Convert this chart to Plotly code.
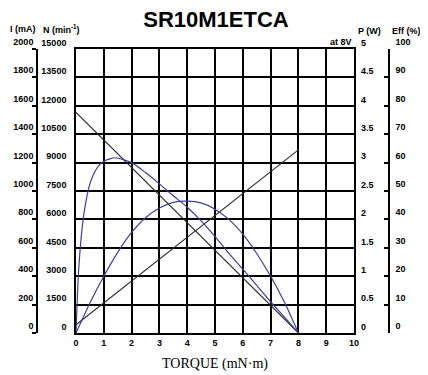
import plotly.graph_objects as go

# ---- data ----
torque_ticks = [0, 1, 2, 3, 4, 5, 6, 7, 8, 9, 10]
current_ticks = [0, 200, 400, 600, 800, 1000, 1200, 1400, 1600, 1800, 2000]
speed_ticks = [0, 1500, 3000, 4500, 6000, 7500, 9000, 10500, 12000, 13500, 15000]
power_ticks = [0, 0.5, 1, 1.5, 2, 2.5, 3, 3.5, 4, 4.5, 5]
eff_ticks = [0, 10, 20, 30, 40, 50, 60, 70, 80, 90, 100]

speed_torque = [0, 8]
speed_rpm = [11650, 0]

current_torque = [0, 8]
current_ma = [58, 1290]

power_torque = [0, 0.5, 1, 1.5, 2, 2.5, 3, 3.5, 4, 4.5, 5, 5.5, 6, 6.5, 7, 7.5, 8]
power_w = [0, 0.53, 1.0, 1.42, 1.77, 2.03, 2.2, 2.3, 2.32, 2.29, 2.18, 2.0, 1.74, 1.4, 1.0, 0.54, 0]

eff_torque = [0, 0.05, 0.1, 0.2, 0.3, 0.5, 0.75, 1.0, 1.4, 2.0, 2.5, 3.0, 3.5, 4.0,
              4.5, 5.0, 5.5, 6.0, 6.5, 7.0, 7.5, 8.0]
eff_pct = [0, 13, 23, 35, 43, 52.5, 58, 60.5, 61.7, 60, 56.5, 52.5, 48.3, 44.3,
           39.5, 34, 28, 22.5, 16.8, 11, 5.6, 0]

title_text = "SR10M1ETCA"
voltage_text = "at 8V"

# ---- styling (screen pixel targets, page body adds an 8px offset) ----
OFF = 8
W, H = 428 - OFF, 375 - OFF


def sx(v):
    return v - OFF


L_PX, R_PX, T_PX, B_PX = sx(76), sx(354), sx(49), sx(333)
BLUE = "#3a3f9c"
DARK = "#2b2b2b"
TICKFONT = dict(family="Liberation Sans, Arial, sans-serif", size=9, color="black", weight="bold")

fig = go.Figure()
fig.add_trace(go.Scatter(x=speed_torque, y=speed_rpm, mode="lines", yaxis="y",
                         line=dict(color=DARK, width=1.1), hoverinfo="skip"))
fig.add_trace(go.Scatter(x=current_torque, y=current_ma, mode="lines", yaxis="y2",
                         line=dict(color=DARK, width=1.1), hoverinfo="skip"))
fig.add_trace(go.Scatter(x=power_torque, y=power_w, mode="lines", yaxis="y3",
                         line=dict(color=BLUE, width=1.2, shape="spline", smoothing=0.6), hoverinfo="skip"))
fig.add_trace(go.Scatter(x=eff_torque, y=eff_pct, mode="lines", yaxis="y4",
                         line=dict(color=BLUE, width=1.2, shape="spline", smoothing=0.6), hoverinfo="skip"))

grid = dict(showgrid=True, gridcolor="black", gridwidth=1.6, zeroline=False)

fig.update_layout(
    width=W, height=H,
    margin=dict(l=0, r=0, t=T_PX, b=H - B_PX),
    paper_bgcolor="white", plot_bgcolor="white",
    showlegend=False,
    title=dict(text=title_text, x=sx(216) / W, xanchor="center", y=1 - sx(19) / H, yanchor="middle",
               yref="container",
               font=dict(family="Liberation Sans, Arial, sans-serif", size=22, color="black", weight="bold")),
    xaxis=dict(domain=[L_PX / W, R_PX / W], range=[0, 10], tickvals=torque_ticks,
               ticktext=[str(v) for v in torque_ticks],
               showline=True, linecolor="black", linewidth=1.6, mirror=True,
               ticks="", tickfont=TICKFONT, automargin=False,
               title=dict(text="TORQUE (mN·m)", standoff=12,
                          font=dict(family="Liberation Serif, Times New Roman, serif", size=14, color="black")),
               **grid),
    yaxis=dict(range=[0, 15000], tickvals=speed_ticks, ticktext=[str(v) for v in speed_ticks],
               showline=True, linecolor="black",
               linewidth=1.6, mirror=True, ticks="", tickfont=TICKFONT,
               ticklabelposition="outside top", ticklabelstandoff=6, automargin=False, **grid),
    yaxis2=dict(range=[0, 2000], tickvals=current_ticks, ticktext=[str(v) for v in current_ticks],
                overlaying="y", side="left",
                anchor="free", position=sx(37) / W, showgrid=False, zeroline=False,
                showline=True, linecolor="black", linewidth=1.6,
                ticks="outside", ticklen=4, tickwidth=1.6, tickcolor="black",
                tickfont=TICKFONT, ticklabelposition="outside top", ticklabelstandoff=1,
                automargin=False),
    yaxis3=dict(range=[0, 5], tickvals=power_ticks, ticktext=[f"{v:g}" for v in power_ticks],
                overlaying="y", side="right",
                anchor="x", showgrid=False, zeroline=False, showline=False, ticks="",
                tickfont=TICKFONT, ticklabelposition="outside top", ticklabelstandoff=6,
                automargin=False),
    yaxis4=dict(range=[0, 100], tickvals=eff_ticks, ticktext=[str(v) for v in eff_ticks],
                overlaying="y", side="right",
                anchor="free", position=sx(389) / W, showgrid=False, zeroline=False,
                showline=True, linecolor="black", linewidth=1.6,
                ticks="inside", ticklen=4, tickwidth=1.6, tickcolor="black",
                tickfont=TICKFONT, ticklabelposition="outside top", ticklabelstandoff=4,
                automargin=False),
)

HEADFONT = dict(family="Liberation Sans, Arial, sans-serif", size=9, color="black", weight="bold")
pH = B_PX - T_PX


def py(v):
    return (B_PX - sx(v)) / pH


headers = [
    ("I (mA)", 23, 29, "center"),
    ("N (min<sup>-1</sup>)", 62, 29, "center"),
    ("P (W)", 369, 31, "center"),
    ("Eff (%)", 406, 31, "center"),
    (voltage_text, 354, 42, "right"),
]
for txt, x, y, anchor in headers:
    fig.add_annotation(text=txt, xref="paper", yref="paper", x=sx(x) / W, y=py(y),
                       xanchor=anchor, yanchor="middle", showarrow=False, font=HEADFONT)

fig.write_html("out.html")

## Objective
Repeat, with no pictures, each line from the beginning of the data through the line containing "80, 90, 100]", inclusive.

## Result of the task
Convert this chart to Plotly code.
import plotly.graph_objects as go

# ---- data ----
torque_ticks = [0, 1, 2, 3, 4, 5, 6, 7, 8, 9, 10]
current_ticks = [0, 200, 400, 600, 800, 1000, 1200, 1400, 1600, 1800, 2000]
speed_ticks = [0, 1500, 3000, 4500, 6000, 7500, 9000, 10500, 12000, 13500, 15000]
power_ticks = [0, 0.5, 1, 1.5, 2, 2.5, 3, 3.5, 4, 4.5, 5]
eff_ticks = [0, 10, 20, 30, 40, 50, 60, 70, 80, 90, 100]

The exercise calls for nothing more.